Lagi-lagi dipaksa oleh kawanku itu. Dan aku terpaksa meneruskan, "yah... Gimana yah. Dari pertama Islam muncul, kan kaum minoritas muslim selalu diusir tuh dari masjid sama orang-orang kafir Quraisy. Belum lagi diolok-olok, dilempari, dipukuli, disiksa. Dan banyak yang lainnya."
"Sekalian lah, Bang!"
Aku menarik nafas lagi. Dasar. "Yah... Pas mau perjanjian Hudaibiyyah, kan Nabi sama para shababat juga dilarang masuk Masjidil Haram sama orang-orang kafir juga. Diusir dari Mekkah juga. Abu Bakr dulu punya mushalla di depan rumahnya, milik pribadi, juga sama orang kafir Quraisy disuruh ngebubarin. Banyak dah pokoknya. Jangan diusut, cari sendiri di buku sejarah!"

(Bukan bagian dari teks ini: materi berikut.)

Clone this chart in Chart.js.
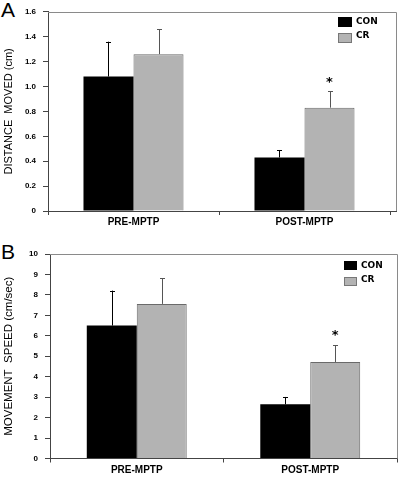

"Dih," kata dia, "nanggung banget neranginnya. Nyembunyiin ilmu bisa-bisa masuk neraka loh, Bang."
Aku kesel juga lama-lama. Tapi, mau gimana lagi. "Pokoknya, konklusinya, kalo orang yang ngerasa benar, selalu aja ngusir-ngusir dari tempat ibadah. Dan orang yang benar, Nabi dan para shababat, mengajarkan kita untuk menerima siapapun. Membuat masjid menjadi tempat yang aman dan tentram plus penuh kasih sayang. Bahkan pas Pembebasan Kota Makkah, Nabi bilang ke semua orang kafir, "mereka yang masuk masjid maka mereka aman", menjadikan masjid tempat aman dan contoh kelembutan dan kebaikan Islam. Ya masak kita yang kroco-kroco ini membuat masjid jadi tempat teror dan pengusiran, laluerasa itu ngebela Islam. Kan lucu? Pokoknya gitu, lah!"
Dia mengangguk-angguk sedikit puas. "Jadi, bener ya, Bang, kamu sebenernya dukung mencoblos paslon tertentu?"
Kali ini aku melotot, "aku wong Jawa Timur, saiki urip nang Arab, sing tak coblos kui matamu!" Dan kotak tissue pun terbang ke mukanya. Dia tertawa terbahak-bahak.
"Liberal!"
"Yawes! Ra pathe'en!"
Dan akhirnya aku juga ikut merasa geli. Emang kawan rese!